> [Aim]
Return all of the data exactly as written, without the pictures.

· · ·

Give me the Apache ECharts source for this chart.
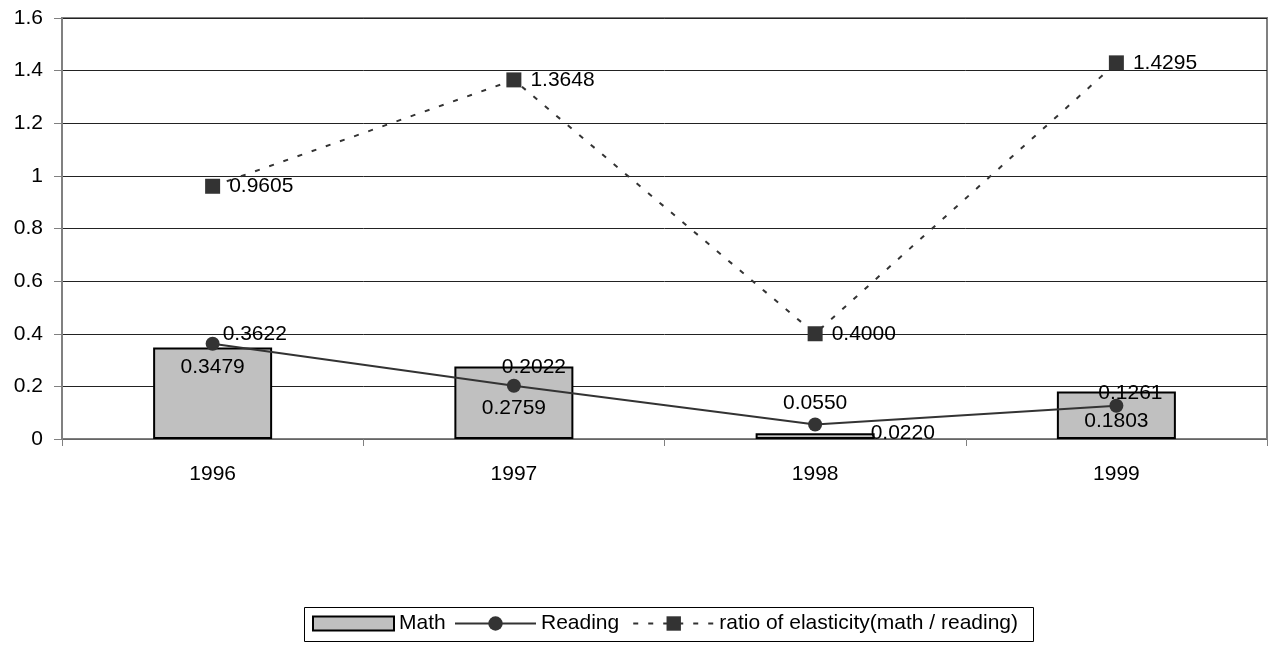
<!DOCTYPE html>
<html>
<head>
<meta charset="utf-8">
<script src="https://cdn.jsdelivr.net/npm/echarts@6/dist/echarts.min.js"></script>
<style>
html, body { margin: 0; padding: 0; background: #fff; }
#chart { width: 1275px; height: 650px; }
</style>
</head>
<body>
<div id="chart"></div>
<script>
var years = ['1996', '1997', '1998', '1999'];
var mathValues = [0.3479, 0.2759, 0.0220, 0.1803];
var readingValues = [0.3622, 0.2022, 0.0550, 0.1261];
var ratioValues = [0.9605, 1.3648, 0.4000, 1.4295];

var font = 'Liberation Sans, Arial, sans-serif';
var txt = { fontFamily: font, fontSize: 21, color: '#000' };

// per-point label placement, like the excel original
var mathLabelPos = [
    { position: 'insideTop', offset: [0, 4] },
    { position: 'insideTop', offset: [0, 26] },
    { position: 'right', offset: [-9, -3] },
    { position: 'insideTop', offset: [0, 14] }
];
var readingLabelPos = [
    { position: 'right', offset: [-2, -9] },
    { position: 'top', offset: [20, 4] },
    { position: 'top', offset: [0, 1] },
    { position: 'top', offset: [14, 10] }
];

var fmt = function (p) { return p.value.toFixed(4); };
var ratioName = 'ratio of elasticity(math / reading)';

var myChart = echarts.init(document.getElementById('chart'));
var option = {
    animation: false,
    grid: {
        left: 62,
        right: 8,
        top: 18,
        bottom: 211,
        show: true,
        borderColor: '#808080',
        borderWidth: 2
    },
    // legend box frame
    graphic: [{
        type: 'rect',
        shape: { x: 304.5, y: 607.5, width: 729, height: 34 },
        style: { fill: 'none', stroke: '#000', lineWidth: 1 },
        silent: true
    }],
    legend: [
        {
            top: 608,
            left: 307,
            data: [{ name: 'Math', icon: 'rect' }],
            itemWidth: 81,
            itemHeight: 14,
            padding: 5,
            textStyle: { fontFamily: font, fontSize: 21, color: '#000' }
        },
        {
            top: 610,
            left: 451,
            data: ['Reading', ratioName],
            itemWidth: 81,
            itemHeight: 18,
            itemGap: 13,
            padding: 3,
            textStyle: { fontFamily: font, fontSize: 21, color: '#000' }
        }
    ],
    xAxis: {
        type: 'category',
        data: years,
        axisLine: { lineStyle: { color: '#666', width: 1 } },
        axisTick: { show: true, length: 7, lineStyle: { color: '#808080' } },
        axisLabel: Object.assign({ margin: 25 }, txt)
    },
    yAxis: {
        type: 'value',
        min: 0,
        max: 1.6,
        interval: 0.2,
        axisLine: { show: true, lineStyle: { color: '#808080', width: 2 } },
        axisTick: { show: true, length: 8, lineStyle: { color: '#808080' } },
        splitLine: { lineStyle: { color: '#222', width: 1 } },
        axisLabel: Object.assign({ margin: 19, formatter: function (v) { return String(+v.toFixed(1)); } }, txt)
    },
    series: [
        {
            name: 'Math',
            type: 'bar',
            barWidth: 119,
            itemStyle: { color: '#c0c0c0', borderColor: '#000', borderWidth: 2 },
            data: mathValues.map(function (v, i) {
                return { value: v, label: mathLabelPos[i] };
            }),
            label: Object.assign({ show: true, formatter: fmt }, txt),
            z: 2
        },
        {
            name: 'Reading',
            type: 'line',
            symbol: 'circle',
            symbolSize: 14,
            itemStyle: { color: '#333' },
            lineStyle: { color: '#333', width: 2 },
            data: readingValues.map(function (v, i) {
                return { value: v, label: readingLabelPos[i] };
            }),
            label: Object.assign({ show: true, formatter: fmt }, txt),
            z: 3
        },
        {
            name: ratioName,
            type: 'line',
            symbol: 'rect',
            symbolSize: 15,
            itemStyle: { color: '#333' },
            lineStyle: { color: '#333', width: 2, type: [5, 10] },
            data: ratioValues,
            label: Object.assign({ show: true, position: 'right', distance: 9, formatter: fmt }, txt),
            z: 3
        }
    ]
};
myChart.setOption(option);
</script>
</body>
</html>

· · ·

> [Output of the exercise]
Give me the Apache ECharts source for this chart.
<!DOCTYPE html>
<html>
<head>
<meta charset="utf-8">
<script src="https://cdn.jsdelivr.net/npm/echarts@6/dist/echarts.min.js"></script>
<style>
html, body { margin: 0; padding: 0; background: #fff; }
#chart { width: 1275px; height: 650px; }
</style>
</head>
<body>
<div id="chart"></div>
<script>
var years = ['1996', '1997', '1998', '1999'];
var mathValues = [0.3479, 0.2759, 0.0220, 0.1803];
var readingValues = [0.3622, 0.2022, 0.0550, 0.1261];
var ratioValues = [0.9605, 1.3648, 0.4000, 1.4295];

var font = 'Liberation Sans, Arial, sans-serif';
var txt = { fontFamily: font, fontSize: 21, color: '#000' };

// per-point label placement, like the excel original
var mathLabelPos = [
    { position: 'insideTop', offset: [0, 4] },
    { position: 'insideTop', offset: [0, 26] },
    { position: 'right', offset: [-9, -3] },
    { position: 'insideTop', offset: [0, 14] }
];
var readingLabelPos = [
    { position: 'right', offset: [-2, -9] },
    { position: 'top', offset: [20, 4] },
    { position: 'top', offset: [0, 1] },
    { position: 'top', offset: [14, 10] }
];

var fmt = function (p) { return p.value.toFixed(4); };
var ratioName = 'ratio of elasticity(math / reading)';

var myChart = echarts.init(document.getElementById('chart'));
var option = {
    animation: false,
    grid: {
        left: 62,
        right: 8,
        top: 18,
        bottom: 211,
        show: true,
        borderColor: '#808080',
        borderWidth: 2
    },
    // legend box frame
    graphic: [{
        type: 'rect',
        shape: { x: 304.5, y: 607.5, width: 729, height: 34 },
        style: { fill: 'none', stroke: '#000', lineWidth: 1 },
        silent: true
    }],
    legend: [
        {
            top: 608,
            left: 307,
            data: [{ name: 'Math', icon: 'rect' }],
            itemWidth: 81,
            itemHeight: 14,
            padding: 5,
            textStyle: { fontFamily: font, fontSize: 21, color: '#000' }
        },
        {
            top: 610,
            left: 451,
            data: ['Reading', ratioName],
            itemWidth: 81,
            itemHeight: 18,
            itemGap: 13,
            padding: 3,
            textStyle: { fontFamily: font, fontSize: 21, color: '#000' }
        }
    ],
    xAxis: {
        type: 'category',
        data: years,
        axisLine: { lineStyle: { color: '#666', width: 1 } },
        axisTick: { show: true, length: 7, lineStyle: { color: '#808080' } },
        axisLabel: Object.assign({ margin: 25 }, txt)
    },
    yAxis: {
        type: 'value',
        min: 0,
        max: 1.6,
        interval: 0.2,
        axisLine: { show: true, lineStyle: { color: '#808080', width: 2 } },
        axisTick: { show: true, length: 8, lineStyle: { color: '#808080' } },
        splitLine: { lineStyle: { color: '#222', width: 1 } },
        axisLabel: Object.assign({ margin: 19, formatter: function (v) { return String(+v.toFixed(1)); } }, txt)
    },
    series: [
        {
            name: 'Math',
            type: 'bar',
            barWidth: 119,
            itemStyle: { color: '#c0c0c0', borderColor: '#000', borderWidth: 2 },
            data: mathValues.map(function (v, i) {
                return { value: v, label: mathLabelPos[i] };
            }),
            label: Object.assign({ show: true, formatter: fmt }, txt),
            z: 2
        },
        {
            name: 'Reading',
            type: 'line',
            symbol: 'circle',
            symbolSize: 14,
            itemStyle: { color: '#333' },
            lineStyle: { color: '#333', width: 2 },
            data: readingValues.map(function (v, i) {
                return { value: v, label: readingLabelPos[i] };
            }),
            label: Object.assign({ show: true, formatter: fmt }, txt),
            z: 3
        },
        {
            name: ratioName,
            type: 'line',
            symbol: 'rect',
            symbolSize: 15,
            itemStyle: { color: '#333' },
            lineStyle: { color: '#333', width: 2, type: [5, 10] },
            data: ratioValues,
            label: Object.assign({ show: true, position: 'right', distance: 9, formatter: fmt }, txt),
            z: 3
        }
    ]
};
myChart.setOption(option);
</script>
</body>
</html>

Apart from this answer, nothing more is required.